Question

Mitochondrial light/heavy strand allocation of variants

0

Entering edit mode

3.3 years ago

caearthworms • 0

Hi,

I'm confused about papers that are able to allocate variants to either the light or heavy strands of mitochondria, such as this excellent example by Ju et al. 2014: https://elifesciences.org/articles/02935#info

In this and other instances, the authors filter out variants that align exclusively to a single strand (except for at the extreme 5' end). What's more, they only report "folded mutations", e.g. C>N and T>N, rather than all A>N, C>N, G>N and T>N if the strands were actually properly phased. So what how do they determine if a variant is derived from a specific strand? Am I misreading it?

I've been handed varscan output from a mouse strain that maybe someone could explain how the inference is made. position ref alt mutRatio Reads1 Reads2 Strands1 Strands2 Qual1 Qual2 Reads1Plus Reads1Minus Reads2Plus Reads2Minus trinucleotide_context

13766 T G 0.012 5197 63 2 2 36 38 2491 2706 33 30 ATT_G

All reference bases are plus strand. I'll keep trying to understand it and will post in response if I figure it out on my own. For reference, the methods of the Ju et al. paper are here:

We extracted mtDNA reads using Samtools (Li and Durbin, 2009). We used VarScan2 (Koboldt et al., 2012) for initial variant calling with a few options (--strand-filter 1 (mismatches should be reported by both forward and reverse reads), --min-var-freq 0.03 (minimum VAF 3%), --min-avg-qual 20 (minimum base quality 20), --min-coverage 3 and --min-reads2 2). With respect to the --strand-filter, it generally removes variant when >90% of mismatches are reported from either of the H or the L mtDNA strand. However, where only reads with a specific orientation are could be aligned dominantly (i.e. in both extreme region of mitochondrial reference genome; only L strand reads could be aligned on the 5′ extreme of mtDNA), we compared strand bias between ‘perfect matches’ (# perfect matches from L strand reads / total # perfect matches) and mismatches (# mismatches from L strand reads / total # mismatches).

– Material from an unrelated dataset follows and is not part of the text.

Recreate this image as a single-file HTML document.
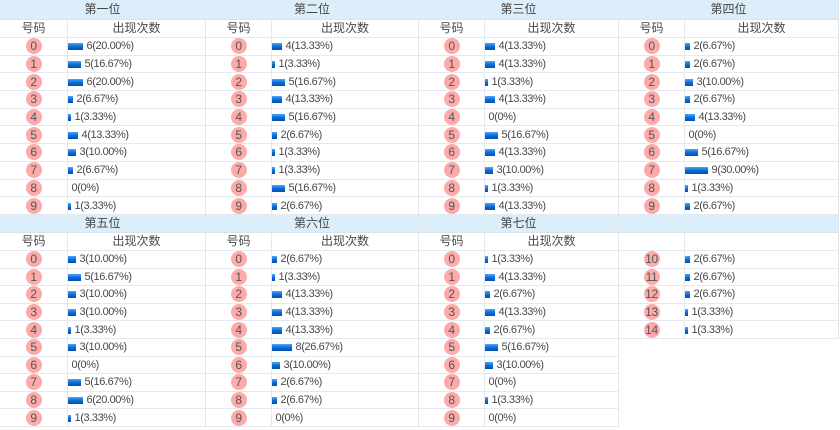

If the difference between those two bias <0.1, the mutations were rescued. Of the 1907 mutations, 54 (2.8%) were rescued accordingly.

variant calling mitochondria • 899 views

ADD COMMENT • link 3.3 years ago by caearthworms • 0

score 1 · Accepted Answer · 2021-01-12

I emailed Young Seok Ju, who was first author on the work I quote above, and instrumental in the recent expansion of this work as part of PCAWG. He responded with a clear example of how heavy and light stranded mutations were defined:

As far as I remember, the strandness is based on the "pyrimidine wildtype base". It is not related to the varscan Plus and Minus strand information. For example, for a C:G>T:A base substitution, if the "C" wildtype base is on the light strand of the mtDNA genome, we regarded it as a C>T mutation on the light strand. Instead, if "C" is on the heavy strand (equivalent to G on the light strand), it was considered as a C>T mutation on the heavy strand. Just for your information, the varscan Plus and Minus strand information was considered to remove the sequencing artifact. Once a mutation was called, its heavy or light strandness was determined by the rule mentioned above.